When the participants were invited to take part in the study, the key terms that were used in introducing the project to them were teaching, writing and peace education. Even then, it was not clear in my own mind how to scaffold a writing process with a focus on peace issues, for teachers who did not see themselves as writers. I was guided by my intuition that writing has been an important motivation in my own intellectual orientation and, and that the problems I felt the project needed to focus on were related to peace and social justice and uMunthu. The invitation to the teachers to write about their lives was made under the assumption that some of the problems that they encountered in their lives could be interpreted from a peace and social justice perspective, given our definition of structural violence and human insecurity. To make the connection between peace and social justice, there was a need to investigate the contexts of the problems we were talking about. This was done in a presentation I made on the first day of the writing workshop, where I introduced the definitions of violence, taken from Barash and Webel’s (2002), as discussed above.

It was the teachers’ shared stories of injustices that provided a connection between writing and peace education. The definition of structural violence by Barash and Webel (2002), provided a practical rationale for the need for peace education in Malawi, as one teacher explained on the first day of the workshop, April 12, 2004. The teacher was responding to another teacher’s question as to whether Malawi really needed peace education, given that most of the African countries adopting peace education, as was reported in an article I quoted and which we subsequently read (Ardizzone, 2001), were recovering from direct violent conflict. Despite the fact that Malawi had never experienced anything close to civil war, issues of social injustice, exploitation and human insecurity were prevalent enough to constitute structural violence, explained the teacher offering the response. This understanding of the meaning of social injustice and human insecurity underscores the need for a pro-active sense of peace: “creating material conditions which provide for the mass of the people a certain minimum condition of security, economic welfare, economic efficacy, and psychic well-being” (Hansen, 1988). This proactive sense of peace merges with cultural concepts of who a human being is, leading to another practical significance and rationale for the project.

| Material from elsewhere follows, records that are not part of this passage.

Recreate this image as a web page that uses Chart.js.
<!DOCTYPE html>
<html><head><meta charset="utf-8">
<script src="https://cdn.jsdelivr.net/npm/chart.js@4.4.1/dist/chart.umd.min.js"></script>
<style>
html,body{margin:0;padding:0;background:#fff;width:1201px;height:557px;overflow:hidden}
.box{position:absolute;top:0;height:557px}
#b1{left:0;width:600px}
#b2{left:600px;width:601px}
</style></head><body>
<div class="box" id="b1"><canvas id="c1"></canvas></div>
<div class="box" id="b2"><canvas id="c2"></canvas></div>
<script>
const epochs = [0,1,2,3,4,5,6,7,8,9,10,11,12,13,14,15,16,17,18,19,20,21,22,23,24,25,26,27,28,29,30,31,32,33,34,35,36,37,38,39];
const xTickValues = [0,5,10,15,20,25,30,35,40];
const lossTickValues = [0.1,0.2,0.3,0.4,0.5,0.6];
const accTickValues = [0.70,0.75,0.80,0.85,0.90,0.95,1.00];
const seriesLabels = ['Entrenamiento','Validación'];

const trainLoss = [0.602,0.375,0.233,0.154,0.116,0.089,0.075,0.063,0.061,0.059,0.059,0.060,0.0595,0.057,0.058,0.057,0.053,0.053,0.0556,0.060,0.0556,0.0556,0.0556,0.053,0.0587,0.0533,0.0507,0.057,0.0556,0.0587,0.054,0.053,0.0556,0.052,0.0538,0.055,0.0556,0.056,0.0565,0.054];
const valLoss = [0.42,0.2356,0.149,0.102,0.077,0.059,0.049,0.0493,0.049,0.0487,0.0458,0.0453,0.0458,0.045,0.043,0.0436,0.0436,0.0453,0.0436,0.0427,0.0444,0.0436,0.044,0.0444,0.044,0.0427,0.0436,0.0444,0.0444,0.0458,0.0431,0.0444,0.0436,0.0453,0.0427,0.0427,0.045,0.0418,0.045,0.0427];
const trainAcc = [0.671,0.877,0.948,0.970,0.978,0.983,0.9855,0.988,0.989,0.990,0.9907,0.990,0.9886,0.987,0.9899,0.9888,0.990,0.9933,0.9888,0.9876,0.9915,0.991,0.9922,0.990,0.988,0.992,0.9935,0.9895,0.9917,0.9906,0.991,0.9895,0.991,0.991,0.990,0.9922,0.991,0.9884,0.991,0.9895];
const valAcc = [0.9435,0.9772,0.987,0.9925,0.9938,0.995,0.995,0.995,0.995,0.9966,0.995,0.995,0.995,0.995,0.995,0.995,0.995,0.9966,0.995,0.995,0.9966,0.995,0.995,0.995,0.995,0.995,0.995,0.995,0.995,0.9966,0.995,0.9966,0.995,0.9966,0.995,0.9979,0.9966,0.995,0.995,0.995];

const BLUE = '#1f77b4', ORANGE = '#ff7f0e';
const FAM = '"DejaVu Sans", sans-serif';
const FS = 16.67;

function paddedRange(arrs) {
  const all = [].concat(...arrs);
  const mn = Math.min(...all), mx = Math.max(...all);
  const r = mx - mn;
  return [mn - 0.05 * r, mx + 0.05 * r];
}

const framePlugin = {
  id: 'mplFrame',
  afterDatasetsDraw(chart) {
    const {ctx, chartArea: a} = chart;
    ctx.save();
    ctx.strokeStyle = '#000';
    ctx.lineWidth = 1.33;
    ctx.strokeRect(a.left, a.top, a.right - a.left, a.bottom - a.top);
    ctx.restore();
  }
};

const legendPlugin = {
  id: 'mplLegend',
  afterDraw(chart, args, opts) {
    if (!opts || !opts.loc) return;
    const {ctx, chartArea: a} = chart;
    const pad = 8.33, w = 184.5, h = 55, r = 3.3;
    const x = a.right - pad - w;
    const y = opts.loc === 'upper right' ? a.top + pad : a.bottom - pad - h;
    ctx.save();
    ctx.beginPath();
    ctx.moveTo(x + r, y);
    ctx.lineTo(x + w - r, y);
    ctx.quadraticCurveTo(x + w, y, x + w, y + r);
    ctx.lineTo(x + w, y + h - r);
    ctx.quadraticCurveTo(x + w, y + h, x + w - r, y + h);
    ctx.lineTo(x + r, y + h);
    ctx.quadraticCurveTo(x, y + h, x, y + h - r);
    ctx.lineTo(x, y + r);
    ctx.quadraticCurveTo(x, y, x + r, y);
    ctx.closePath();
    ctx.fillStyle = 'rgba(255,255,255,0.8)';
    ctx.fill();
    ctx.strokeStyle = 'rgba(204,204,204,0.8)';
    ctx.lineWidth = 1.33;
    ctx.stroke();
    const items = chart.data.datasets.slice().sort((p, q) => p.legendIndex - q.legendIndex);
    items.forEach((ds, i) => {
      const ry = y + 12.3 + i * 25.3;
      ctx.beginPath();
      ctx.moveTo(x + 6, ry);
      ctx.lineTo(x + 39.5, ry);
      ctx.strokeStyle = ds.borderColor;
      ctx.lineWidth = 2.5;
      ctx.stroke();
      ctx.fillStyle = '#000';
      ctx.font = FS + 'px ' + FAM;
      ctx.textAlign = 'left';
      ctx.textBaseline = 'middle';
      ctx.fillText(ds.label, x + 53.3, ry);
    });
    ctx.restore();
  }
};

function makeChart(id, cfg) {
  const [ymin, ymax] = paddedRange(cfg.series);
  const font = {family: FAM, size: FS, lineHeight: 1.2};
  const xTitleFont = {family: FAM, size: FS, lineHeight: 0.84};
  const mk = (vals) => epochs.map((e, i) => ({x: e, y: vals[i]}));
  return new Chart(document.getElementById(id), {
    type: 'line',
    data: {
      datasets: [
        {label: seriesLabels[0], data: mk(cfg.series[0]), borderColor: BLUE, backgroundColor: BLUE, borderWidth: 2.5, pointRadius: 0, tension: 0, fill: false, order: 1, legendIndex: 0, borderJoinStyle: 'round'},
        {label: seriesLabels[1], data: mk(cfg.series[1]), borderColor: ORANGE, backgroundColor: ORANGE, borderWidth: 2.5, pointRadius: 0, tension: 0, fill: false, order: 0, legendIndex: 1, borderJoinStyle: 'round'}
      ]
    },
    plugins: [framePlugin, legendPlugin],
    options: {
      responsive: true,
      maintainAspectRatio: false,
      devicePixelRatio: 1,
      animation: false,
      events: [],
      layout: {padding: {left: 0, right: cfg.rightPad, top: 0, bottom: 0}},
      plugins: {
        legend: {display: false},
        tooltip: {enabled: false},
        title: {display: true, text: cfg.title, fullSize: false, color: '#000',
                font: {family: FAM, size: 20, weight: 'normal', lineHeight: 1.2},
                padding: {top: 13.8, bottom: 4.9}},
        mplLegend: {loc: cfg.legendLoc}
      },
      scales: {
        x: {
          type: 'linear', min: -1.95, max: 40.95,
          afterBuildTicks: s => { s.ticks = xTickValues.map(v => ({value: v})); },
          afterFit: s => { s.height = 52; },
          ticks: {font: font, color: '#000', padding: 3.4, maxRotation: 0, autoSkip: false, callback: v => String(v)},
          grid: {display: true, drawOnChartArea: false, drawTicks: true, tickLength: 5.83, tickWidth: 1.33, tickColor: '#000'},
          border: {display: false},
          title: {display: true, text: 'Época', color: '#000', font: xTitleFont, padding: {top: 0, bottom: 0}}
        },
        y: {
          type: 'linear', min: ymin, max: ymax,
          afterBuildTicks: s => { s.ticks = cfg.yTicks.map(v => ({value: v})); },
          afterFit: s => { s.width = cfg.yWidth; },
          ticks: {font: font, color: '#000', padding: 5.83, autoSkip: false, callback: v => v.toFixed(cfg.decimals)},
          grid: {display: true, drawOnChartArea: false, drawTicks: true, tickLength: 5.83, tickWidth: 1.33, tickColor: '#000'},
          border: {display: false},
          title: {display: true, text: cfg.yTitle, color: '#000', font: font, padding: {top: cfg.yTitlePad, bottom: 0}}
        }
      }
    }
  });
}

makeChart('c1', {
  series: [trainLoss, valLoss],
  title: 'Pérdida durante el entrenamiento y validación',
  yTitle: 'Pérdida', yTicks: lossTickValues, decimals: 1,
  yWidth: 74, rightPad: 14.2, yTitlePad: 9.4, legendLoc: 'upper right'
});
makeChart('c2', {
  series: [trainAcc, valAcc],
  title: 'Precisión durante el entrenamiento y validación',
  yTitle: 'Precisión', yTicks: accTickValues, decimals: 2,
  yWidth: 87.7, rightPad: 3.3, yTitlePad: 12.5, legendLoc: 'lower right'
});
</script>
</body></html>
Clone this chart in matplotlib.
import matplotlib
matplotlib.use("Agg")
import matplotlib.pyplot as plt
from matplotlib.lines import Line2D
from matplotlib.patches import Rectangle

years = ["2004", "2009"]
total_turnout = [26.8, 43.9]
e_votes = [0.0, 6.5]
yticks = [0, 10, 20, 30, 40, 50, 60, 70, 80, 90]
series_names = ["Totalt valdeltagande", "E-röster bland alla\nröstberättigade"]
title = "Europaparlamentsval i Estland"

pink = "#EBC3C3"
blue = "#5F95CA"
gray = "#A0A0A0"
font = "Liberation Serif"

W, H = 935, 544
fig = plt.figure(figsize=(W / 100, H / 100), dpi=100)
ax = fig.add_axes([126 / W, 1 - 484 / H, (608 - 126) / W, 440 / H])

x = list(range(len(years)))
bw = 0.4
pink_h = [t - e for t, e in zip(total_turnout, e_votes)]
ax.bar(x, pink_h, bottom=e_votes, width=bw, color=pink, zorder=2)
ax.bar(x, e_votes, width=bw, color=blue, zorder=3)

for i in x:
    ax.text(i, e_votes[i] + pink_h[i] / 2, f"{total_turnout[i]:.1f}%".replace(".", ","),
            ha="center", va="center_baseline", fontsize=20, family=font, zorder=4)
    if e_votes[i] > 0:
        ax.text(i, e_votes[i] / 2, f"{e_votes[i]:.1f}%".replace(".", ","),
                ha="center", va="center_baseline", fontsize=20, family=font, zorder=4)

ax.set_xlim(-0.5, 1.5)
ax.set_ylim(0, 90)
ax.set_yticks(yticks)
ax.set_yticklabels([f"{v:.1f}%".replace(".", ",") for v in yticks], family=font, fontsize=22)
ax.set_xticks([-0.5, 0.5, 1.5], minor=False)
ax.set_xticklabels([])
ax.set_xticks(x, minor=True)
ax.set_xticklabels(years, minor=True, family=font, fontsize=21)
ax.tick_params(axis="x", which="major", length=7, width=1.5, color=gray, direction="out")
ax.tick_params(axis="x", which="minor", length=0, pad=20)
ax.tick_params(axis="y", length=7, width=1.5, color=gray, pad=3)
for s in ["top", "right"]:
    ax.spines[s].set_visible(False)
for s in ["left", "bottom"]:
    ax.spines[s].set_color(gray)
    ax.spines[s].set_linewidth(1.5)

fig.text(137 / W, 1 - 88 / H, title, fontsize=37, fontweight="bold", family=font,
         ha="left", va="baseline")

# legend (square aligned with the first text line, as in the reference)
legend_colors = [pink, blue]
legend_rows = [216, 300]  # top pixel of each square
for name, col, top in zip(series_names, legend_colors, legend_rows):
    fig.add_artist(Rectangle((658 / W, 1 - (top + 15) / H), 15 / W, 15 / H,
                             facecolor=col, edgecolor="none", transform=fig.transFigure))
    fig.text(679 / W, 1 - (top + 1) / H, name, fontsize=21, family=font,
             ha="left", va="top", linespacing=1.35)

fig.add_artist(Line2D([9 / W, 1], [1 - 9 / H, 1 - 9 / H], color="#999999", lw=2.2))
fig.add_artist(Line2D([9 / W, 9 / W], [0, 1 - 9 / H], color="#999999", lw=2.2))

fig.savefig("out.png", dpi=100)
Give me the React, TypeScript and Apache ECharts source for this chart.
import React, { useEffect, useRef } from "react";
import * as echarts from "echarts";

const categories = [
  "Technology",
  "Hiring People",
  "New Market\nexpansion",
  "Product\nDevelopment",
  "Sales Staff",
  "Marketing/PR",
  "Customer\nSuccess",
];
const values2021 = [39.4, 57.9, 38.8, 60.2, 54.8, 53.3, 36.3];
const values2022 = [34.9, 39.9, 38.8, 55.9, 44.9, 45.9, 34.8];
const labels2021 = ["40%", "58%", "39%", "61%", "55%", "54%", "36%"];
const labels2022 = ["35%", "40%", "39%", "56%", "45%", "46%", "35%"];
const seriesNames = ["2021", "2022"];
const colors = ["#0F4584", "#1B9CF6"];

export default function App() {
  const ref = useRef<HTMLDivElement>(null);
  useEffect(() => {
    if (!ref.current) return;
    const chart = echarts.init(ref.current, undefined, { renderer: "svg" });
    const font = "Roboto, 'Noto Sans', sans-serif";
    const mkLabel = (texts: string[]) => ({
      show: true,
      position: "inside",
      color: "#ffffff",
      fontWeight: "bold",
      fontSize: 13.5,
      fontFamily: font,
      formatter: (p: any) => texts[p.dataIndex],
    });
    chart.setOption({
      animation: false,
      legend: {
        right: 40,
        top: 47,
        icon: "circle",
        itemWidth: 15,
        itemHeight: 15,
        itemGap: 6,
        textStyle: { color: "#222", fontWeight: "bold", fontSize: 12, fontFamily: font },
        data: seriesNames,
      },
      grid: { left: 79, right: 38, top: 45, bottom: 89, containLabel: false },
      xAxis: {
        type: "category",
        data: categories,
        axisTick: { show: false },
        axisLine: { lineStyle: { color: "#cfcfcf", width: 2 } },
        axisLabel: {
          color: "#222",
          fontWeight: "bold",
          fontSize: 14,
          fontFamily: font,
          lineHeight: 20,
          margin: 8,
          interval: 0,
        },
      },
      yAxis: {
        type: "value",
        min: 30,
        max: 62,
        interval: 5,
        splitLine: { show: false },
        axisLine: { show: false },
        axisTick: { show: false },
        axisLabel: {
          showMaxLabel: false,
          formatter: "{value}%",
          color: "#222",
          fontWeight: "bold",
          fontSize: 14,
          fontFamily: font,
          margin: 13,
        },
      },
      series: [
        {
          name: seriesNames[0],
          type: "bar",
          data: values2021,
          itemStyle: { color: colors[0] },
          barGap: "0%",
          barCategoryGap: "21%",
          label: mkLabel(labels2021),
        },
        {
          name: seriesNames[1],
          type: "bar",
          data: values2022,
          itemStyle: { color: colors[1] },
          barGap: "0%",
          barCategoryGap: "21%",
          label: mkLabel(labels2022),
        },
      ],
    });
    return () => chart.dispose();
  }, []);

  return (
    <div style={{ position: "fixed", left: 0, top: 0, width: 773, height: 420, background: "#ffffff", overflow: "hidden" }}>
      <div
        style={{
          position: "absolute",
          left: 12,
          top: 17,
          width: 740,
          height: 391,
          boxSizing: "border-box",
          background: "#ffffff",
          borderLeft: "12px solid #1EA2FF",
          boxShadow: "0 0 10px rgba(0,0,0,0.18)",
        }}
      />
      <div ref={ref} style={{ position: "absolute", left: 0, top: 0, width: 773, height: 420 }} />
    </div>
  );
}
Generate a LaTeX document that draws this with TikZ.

An African concept of peace: uMunthu and the human community

In this paper, I rely on especially four Malawian studies done on the concept of uMunthu, three of them in theology, one of them in political science. The first study is a doctoral dissertation by Augustine Musopole, published as a book in 1994. Titled Being Human in Africa: Toward an African Christian Anthropology, Musopole’s study pursues the question of “ how does African Christianity define and understand African peoples in a way that is humanizing, and, how can that view influence the shaping [of] a humane life for the African people in the totality of their existence?” (p.1). In answering that question, Musopole’s study analyzes the theological and philosophical work of John Mbiti, who, in Musopole’s words, uses a dynamic view of African humanity that “takes into account the changes that have affected and continue to affect African humanity as a result of western Christianity, imperialism, colonialism, modernity and capitalism” (p. 12). While Musopole finds “serious flaws” and inadequacies with Mbiti’s concept of time in African thought (p. 14), he sees Mbiti’s dictum “I am because we are, and since we are, therefore, I am” as “an excellent summary of what it means to be human in Africa” (p. 13).